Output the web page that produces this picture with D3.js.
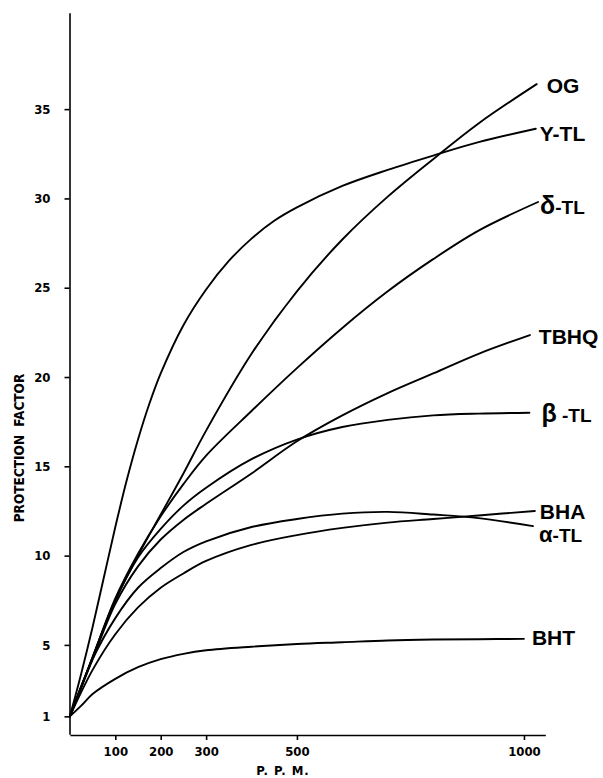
<!DOCTYPE html>
<html>
<head>
<meta charset="utf-8">
<script src="https://cdn.jsdelivr.net/npm/d3@7"></script>
<style>
  html, body { margin: 0; padding: 0; background: #fff; }
  svg { display: block; }
  .tick text { font-family: "Liberation Sans Narrow", "DejaVu Sans Condensed", "Arial Narrow", sans-serif; font-weight: bold; font-stretch: condensed; }
</style>
</head>
<body>
<svg id="chart" width="603" height="778"></svg>
<script>
// ---------- data (ppm, protection factor) ----------
const seriesNames = ["OG", "Y-TL", "δ-TL", "TBHQ", "β-TL", "BHA", "α-TL", "BHT"];

const ppmOG   = [0, 50, 100, 150, 200, 250, 300, 400, 500, 600, 700, 800, 900, 1028];
const valOG   = [1, 4.3, 7.5, 10.0, 12.3, 14.6, 17.0, 21.3, 24.8, 27.7, 30.1, 32.2, 34.2, 36.4];

const ppmYTL  = [0, 25, 50, 75, 100, 125, 150, 175, 200, 250, 300, 350, 400, 450, 500, 600, 700, 800, 900, 1026];
const valYTL  = [1, 3.4, 6.0, 8.8, 11.6, 14.2, 16.5, 18.5, 20.2, 22.9, 24.9, 26.5, 27.75, 28.75, 29.5, 30.7, 31.6, 32.4, 33.15, 33.9];

const ppmDTL  = [0, 50, 100, 150, 200, 250, 300, 400, 500, 600, 700, 800, 900, 1031];
const valDTL  = [1, 4.3, 7.6, 10.1, 12.2, 14.0, 15.6, 18.1, 20.5, 22.75, 24.8, 26.6, 28.2, 29.8];

const ppmTBHQ = [0, 50, 100, 150, 200, 250, 300, 400, 500, 600, 700, 800, 900, 1013];
const valTBHQ = [1, 4.2, 7.3, 9.4, 10.9, 12.0, 12.9, 14.6, 16.4, 17.85, 19.1, 20.2, 21.3, 22.35];

const ppmBTL  = [0, 50, 100, 150, 200, 250, 300, 400, 500, 600, 700, 800, 900, 1012];
const valBTL  = [1, 4.3, 7.5, 9.9, 11.5, 12.8, 13.8, 15.4, 16.5, 17.2, 17.6, 17.85, 17.95, 18.0];

const ppmBHA  = [0, 50, 100, 150, 200, 250, 300, 400, 500, 600, 700, 800, 900, 1024];
const valBHA  = [1, 3.6, 5.6, 7.1, 8.2, 9.0, 9.7, 10.6, 11.15, 11.55, 11.85, 12.05, 12.25, 12.5];

const ppmATL  = [0, 50, 100, 150, 200, 250, 300, 400, 500, 600, 700, 800, 900, 1020];
const valATL  = [1, 4.2, 6.5, 8.2, 9.3, 10.2, 10.8, 11.6, 12.05, 12.35, 12.45, 12.3, 12.1, 11.65];

const ppmBHT  = [0, 25, 50, 100, 150, 200, 250, 300, 400, 500, 600, 700, 800, 900, 1000];
const valBHT  = [1, 1.6, 2.25, 3.1, 3.75, 4.2, 4.5, 4.7, 4.9, 5.05, 5.15, 5.25, 5.3, 5.32, 5.34];

const xTicks = [100, 200, 300, 500, 1000];
const yTicks = [1, 5, 10, 15, 20, 25, 30, 35];
const xTitle = "P. P. M.";
const yTitle = "PROTECTION FACTOR";

// ---------- layout ----------
const svg = d3.select("#chart");
const x = d3.scaleLinear().domain([0, 1047]).range([69.9, 545.3]);
const y = d3.scaleLinear().domain([0, 40.4]).range([734.2, 12.7]);

const narrow = '"Liberation Sans Narrow", "DejaVu Sans Condensed", "Arial Narrow", sans-serif';
const bold = '"Liberation Sans", Arial, Helvetica, sans-serif';

// axes
const yAxis = d3.axisLeft(y).tickValues(yTicks).tickSize(5).tickSizeOuter(0).tickPadding(14);
const gy = svg.append("g").attr("transform", "translate(69.5,0)").call(yAxis);
gy.select(".domain").attr("stroke", "#000").attr("stroke-width", 1.6);
gy.selectAll(".tick line").attr("stroke", "#000").attr("stroke-width", 1.6);
gy.selectAll(".tick text").attr("font-size", 13).attr("fill", "#000");

const xAxis = d3.axisBottom(x).tickValues(xTicks).tickFormat(d3.format("d"))
  .tickSize(5).tickSizeOuter(0).tickPadding(7);
const gx = svg.append("g").attr("transform", "translate(0,735)").call(xAxis);
gx.select(".domain").attr("stroke", "#000").attr("stroke-width", 1.6);
gx.selectAll(".tick line").attr("stroke", "#000").attr("stroke-width", 1.6);
gx.selectAll(".tick text").attr("font-size", 13).attr("fill", "#000");

// axis titles
svg.append("text")
  .attr("x", 283).attr("y", 775)
  .attr("text-anchor", "middle")
  .attr("font-family", narrow).attr("font-weight", "bold")
  .attr("font-size", 13).attr("letter-spacing", 1)
  .text(xTitle);

svg.append("text")
  .attr("transform", "translate(24,448) rotate(-90)")
  .attr("text-anchor", "middle")
  .attr("font-family", narrow).attr("font-weight", "bold")
  .attr("font-size", 13.5).attr("word-spacing", 4)
  .text(yTitle);

// curves
const allPpm = [ppmOG, ppmYTL, ppmDTL, ppmTBHQ, ppmBTL, ppmBHA, ppmATL, ppmBHT];
const allVal = [valOG, valYTL, valDTL, valTBHQ, valBTL, valBHA, valATL, valBHT];
const series = seriesNames.map((n, i) => ({
  name: n,
  pts: allPpm[i].map((p, j) => [p, allVal[i][j]])
}));

const line = d3.line().x(d => x(d[0])).y(d => y(d[1])).curve(d3.curveCatmullRom.alpha(0.5));

svg.append("g").selectAll("path").data(series).join("path")
  .attr("d", d => line(d.pts))
  .attr("fill", "none")
  .attr("stroke", "#000")
  .attr("stroke-width", 1.9)
  .attr("stroke-linecap", "round");

// labels at line ends
const labelOffset = {
  "OG":   [10, 1],
  "Y-TL": [4, 5],
  "δ-TL": [2, 4],
  "TBHQ": [9, 1],
  "β-TL": [12, 2],
  "BHA":  [5, 0],
  "α-TL": [6, 8],
  "BHT":  [8, -1]
};

const labels = svg.append("g").selectAll("text").data(series).join("text")
  .attr("x", d => x(d.pts[d.pts.length - 1][0]) + labelOffset[d.name][0])
  .attr("y", d => y(d.pts[d.pts.length - 1][1]) + labelOffset[d.name][1])
  .attr("dy", "0.36em")
  .attr("font-family", bold)
  .attr("font-weight", "bold")
  .attr("font-size", 21)
  .attr("fill", "#000");

labels.each(function(d) {
  const t = d3.select(this);
  const first = d.name[0];
  if ("δβα".includes(first)) {
    t.append("tspan").attr("font-size", first === "α" ? 22 : 25).text(first);
    t.append("tspan").attr("font-size", 19).text(first === "β" ? " -TL" : "-TL");
  } else {
    t.text(d.name);
  }
});
</script>
</body>
</html>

:: What you have to do ::
Without the pictures, write out the whole listing above exactly as it appears.

:: Result of this exercise ::
Output the web page that produces this picture with D3.js.
<!DOCTYPE html>
<html>
<head>
<meta charset="utf-8">
<script src="https://cdn.jsdelivr.net/npm/d3@7"></script>
<style>
  html, body { margin: 0; padding: 0; background: #fff; }
  svg { display: block; }
  .tick text { font-family: "Liberation Sans Narrow", "DejaVu Sans Condensed", "Arial Narrow", sans-serif; font-weight: bold; font-stretch: condensed; }
</style>
</head>
<body>
<svg id="chart" width="603" height="778"></svg>
<script>
// ---------- data (ppm, protection factor) ----------
const seriesNames = ["OG", "Y-TL", "δ-TL", "TBHQ", "β-TL", "BHA", "α-TL", "BHT"];

const ppmOG   = [0, 50, 100, 150, 200, 250, 300, 400, 500, 600, 700, 800, 900, 1028];
const valOG   = [1, 4.3, 7.5, 10.0, 12.3, 14.6, 17.0, 21.3, 24.8, 27.7, 30.1, 32.2, 34.2, 36.4];

const ppmYTL  = [0, 25, 50, 75, 100, 125, 150, 175, 200, 250, 300, 350, 400, 450, 500, 600, 700, 800, 900, 1026];
const valYTL  = [1, 3.4, 6.0, 8.8, 11.6, 14.2, 16.5, 18.5, 20.2, 22.9, 24.9, 26.5, 27.75, 28.75, 29.5, 30.7, 31.6, 32.4, 33.15, 33.9];

const ppmDTL  = [0, 50, 100, 150, 200, 250, 300, 400, 500, 600, 700, 800, 900, 1031];
const valDTL  = [1, 4.3, 7.6, 10.1, 12.2, 14.0, 15.6, 18.1, 20.5, 22.75, 24.8, 26.6, 28.2, 29.8];

const ppmTBHQ = [0, 50, 100, 150, 200, 250, 300, 400, 500, 600, 700, 800, 900, 1013];
const valTBHQ = [1, 4.2, 7.3, 9.4, 10.9, 12.0, 12.9, 14.6, 16.4, 17.85, 19.1, 20.2, 21.3, 22.35];

const ppmBTL  = [0, 50, 100, 150, 200, 250, 300, 400, 500, 600, 700, 800, 900, 1012];
const valBTL  = [1, 4.3, 7.5, 9.9, 11.5, 12.8, 13.8, 15.4, 16.5, 17.2, 17.6, 17.85, 17.95, 18.0];

const ppmBHA  = [0, 50, 100, 150, 200, 250, 300, 400, 500, 600, 700, 800, 900, 1024];
const valBHA  = [1, 3.6, 5.6, 7.1, 8.2, 9.0, 9.7, 10.6, 11.15, 11.55, 11.85, 12.05, 12.25, 12.5];

const ppmATL  = [0, 50, 100, 150, 200, 250, 300, 400, 500, 600, 700, 800, 900, 1020];
const valATL  = [1, 4.2, 6.5, 8.2, 9.3, 10.2, 10.8, 11.6, 12.05, 12.35, 12.45, 12.3, 12.1, 11.65];

const ppmBHT  = [0, 25, 50, 100, 150, 200, 250, 300, 400, 500, 600, 700, 800, 900, 1000];
const valBHT  = [1, 1.6, 2.25, 3.1, 3.75, 4.2, 4.5, 4.7, 4.9, 5.05, 5.15, 5.25, 5.3, 5.32, 5.34];

const xTicks = [100, 200, 300, 500, 1000];
const yTicks = [1, 5, 10, 15, 20, 25, 30, 35];
const xTitle = "P. P. M.";
const yTitle = "PROTECTION FACTOR";

// ---------- layout ----------
const svg = d3.select("#chart");
const x = d3.scaleLinear().domain([0, 1047]).range([69.9, 545.3]);
const y = d3.scaleLinear().domain([0, 40.4]).range([734.2, 12.7]);

const narrow = '"Liberation Sans Narrow", "DejaVu Sans Condensed", "Arial Narrow", sans-serif';
const bold = '"Liberation Sans", Arial, Helvetica, sans-serif';

// axes
const yAxis = d3.axisLeft(y).tickValues(yTicks).tickSize(5).tickSizeOuter(0).tickPadding(14);
const gy = svg.append("g").attr("transform", "translate(69.5,0)").call(yAxis);
gy.select(".domain").attr("stroke", "#000").attr("stroke-width", 1.6);
gy.selectAll(".tick line").attr("stroke", "#000").attr("stroke-width", 1.6);
gy.selectAll(".tick text").attr("font-size", 13).attr("fill", "#000");

const xAxis = d3.axisBottom(x).tickValues(xTicks).tickFormat(d3.format("d"))
  .tickSize(5).tickSizeOuter(0).tickPadding(7);
const gx = svg.append("g").attr("transform", "translate(0,735)").call(xAxis);
gx.select(".domain").attr("stroke", "#000").attr("stroke-width", 1.6);
gx.selectAll(".tick line").attr("stroke", "#000").attr("stroke-width", 1.6);
gx.selectAll(".tick text").attr("font-size", 13).attr("fill", "#000");

// axis titles
svg.append("text")
  .attr("x", 283).attr("y", 775)
  .attr("text-anchor", "middle")
  .attr("font-family", narrow).attr("font-weight", "bold")
  .attr("font-size", 13).attr("letter-spacing", 1)
  .text(xTitle);

svg.append("text")
  .attr("transform", "translate(24,448) rotate(-90)")
  .attr("text-anchor", "middle")
  .attr("font-family", narrow).attr("font-weight", "bold")
  .attr("font-size", 13.5).attr("word-spacing", 4)
  .text(yTitle);

// curves
const allPpm = [ppmOG, ppmYTL, ppmDTL, ppmTBHQ, ppmBTL, ppmBHA, ppmATL, ppmBHT];
const allVal = [valOG, valYTL, valDTL, valTBHQ, valBTL, valBHA, valATL, valBHT];
const series = seriesNames.map((n, i) => ({
  name: n,
  pts: allPpm[i].map((p, j) => [p, allVal[i][j]])
}));

const line = d3.line().x(d => x(d[0])).y(d => y(d[1])).curve(d3.curveCatmullRom.alpha(0.5));

svg.append("g").selectAll("path").data(series).join("path")
  .attr("d", d => line(d.pts))
  .attr("fill", "none")
  .attr("stroke", "#000")
  .attr("stroke-width", 1.9)
  .attr("stroke-linecap", "round");

// labels at line ends
const labelOffset = {
  "OG":   [10, 1],
  "Y-TL": [4, 5],
  "δ-TL": [2, 4],
  "TBHQ": [9, 1],
  "β-TL": [12, 2],
  "BHA":  [5, 0],
  "α-TL": [6, 8],
  "BHT":  [8, -1]
};

const labels = svg.append("g").selectAll("text").data(series).join("text")
  .attr("x", d => x(d.pts[d.pts.length - 1][0]) + labelOffset[d.name][0])
  .attr("y", d => y(d.pts[d.pts.length - 1][1]) + labelOffset[d.name][1])
  .attr("dy", "0.36em")
  .attr("font-family", bold)
  .attr("font-weight", "bold")
  .attr("font-size", 21)
  .attr("fill", "#000");

labels.each(function(d) {
  const t = d3.select(this);
  const first = d.name[0];
  if ("δβα".includes(first)) {
    t.append("tspan").attr("font-size", first === "α" ? 22 : 25).text(first);
    t.append("tspan").attr("font-size", 19).text(first === "β" ? " -TL" : "-TL");
  } else {
    t.text(d.name);
  }
});
</script>
</body>
</html>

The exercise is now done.